Luxury houses, once content to sell you dreams via handbags and haute couture, now want a piece of your caffeine cycle.

Maison Kitsuné, Maison Margiela, Ralph Lauren, Tiffany & Co — all marching into F&B like it’s Fashion Week: Food Edition.

Shanghai, naturally, gets first dibs. The Maison Margiela Café opened its whitewashed doors on Nanjing Rd W, nestled inside the brand’s largest flagship store. That’s not an exaggeration. It’s a mothership. A full-scale bunker of quiet minimalism and quiet money.

To announce its arrival, they dropped a gigantic sculptural coffee cup on the sidewalk. Inside? More cups. More logos. And an arcade space so fully colonized by the café that one wonders if Margiela even sells clothes anymore, or just US$68 cold brews.

But the strategy is clear: don’t just visit the brand — live in it. Sit in it. Sip it. Post it. Turn it into content.

F&B becomes the warm, digestible entry point — luxury’s edible handshake. Less intimidating than a sales associate shadowing you while you finger nearly US$5,000 knitwear. More scalable than couture. And, critically, more photogenic.
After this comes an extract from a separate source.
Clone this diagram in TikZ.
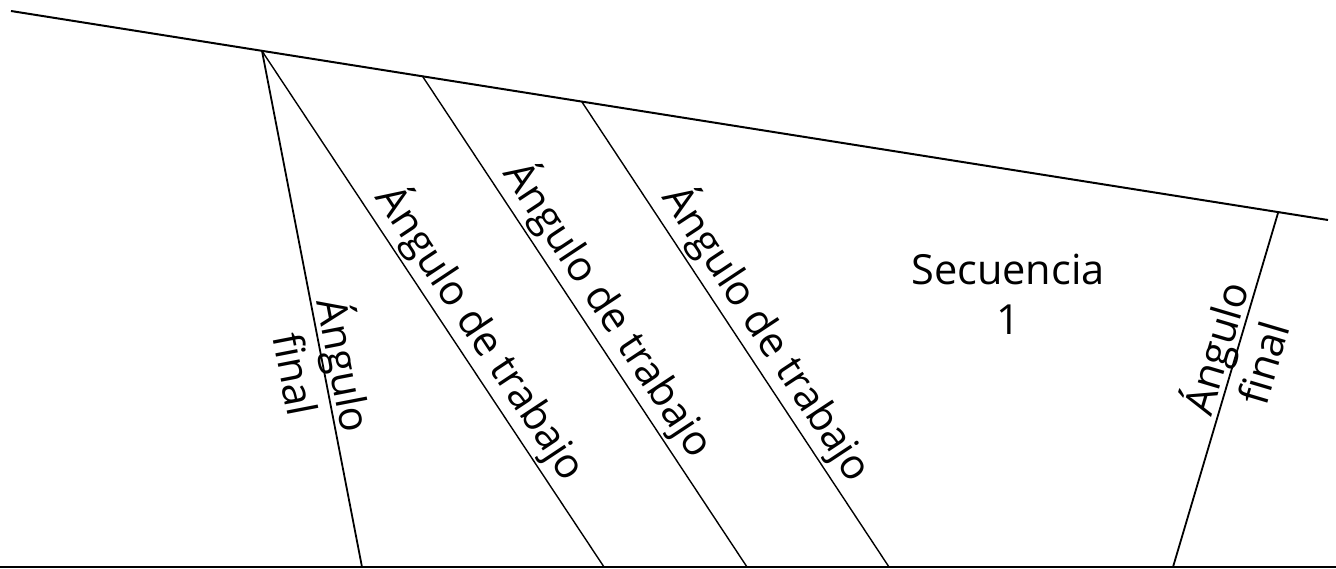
\documentclass[tikz,border=0pt]{standalone}
\usepackage{fontspec}
\setmainfont{Open Sans}
\begin{document}
\begin{tikzpicture}[x=1pt,y=-1pt,
  rim/.style={line width=2pt},
  edge/.style={line width=1.4pt},
  sideedge/.style={line width=1.8pt},
  lbl/.style={font=\fontsize{41.5}{50}\selectfont, inner sep=1pt},
  worklbl/.style={lbl, sloped, above, inner sep=2.5pt},
]
\useasboundingbox (0,0) rectangle (1336,569);
% outer rims
\coordinate (tl) at (11,11);
\coordinate (tr) at (1328,220);
\coordinate (bl) at (0,567);
\coordinate (br) at (1336,567);
% points on the upper rim
\coordinate (a) at (262,51);
\coordinate (b) at (423,77);
\coordinate (c) at (582,102);
\coordinate (d) at (1278,213);
% points on the lower rim
\coordinate (a1) at (362,567);
\coordinate (a2) at (604,567);
\coordinate (b1) at (747,567);
\coordinate (c1) at (889,567);
\coordinate (d1) at (1173,567);

\draw[rim] (tl) -- (tr);
\draw[rim] (bl) -- (br);

\draw[sideedge] (a) -- (a1)
  node[lbl, pos=0.616, sloped, align=center] (finL) {Ángulo\\final};
\draw[edge] (a) -- (a2)
  node[worklbl, pos=0.575] (work1) {Ángulo de trabajo};
\draw[edge] (b) -- (b1)
  node[worklbl, pos=0.504] (work2) {Ángulo de trabajo};
\draw[edge] (c) -- (c1)
  node[worklbl, pos=0.53] (work3) {Ángulo de trabajo};
\draw[sideedge] (d1) -- (d)
  node[lbl, pos=0.6, sloped, align=center] (finR) {Ángulo\\final};

\node[lbl, align=center] (seq) at (1008,294) {Secuencia\\1};
\end{tikzpicture}
\end{document}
But again: the coffee better be good.

The first floor houses ready-to-wear, while an outdoor ice cream cart runs separately with plenty of flair. The café on the second floor is airy and comfortable, with clean, bright tones and window seating that gives a view of blue skies and clouds — a relaxed vibe.

But now, the shop has grown nearly empty. Few come to buy coffee or take pictures, and its future remains uncertain.

Looking ahead, Shanghai’s luxury crossover landscape is entering its second act. The city’s no longer impressed by logos alone — it wants depth of experience, richness in flavors, and a direct response to China as a unique market in and of itself. If the first wave of branded cafés and concept boutiques was about presence, the next will be about relevance. The brands that understand that flagships in Shanghai are not retail, but brand statements... and if they get those statements just right, those will be the ones who succeed.

Success now hinges on more than just opening-week buzz and novelty lattes. It requires spaces that reward return visits. The brands that thrive here will be the ones that can translate symbolic value into something tactile, local, and lasting. That means less logo wallpaper, more substance. Less showroom, more social ritual. A space that gives back — not just grabs attention.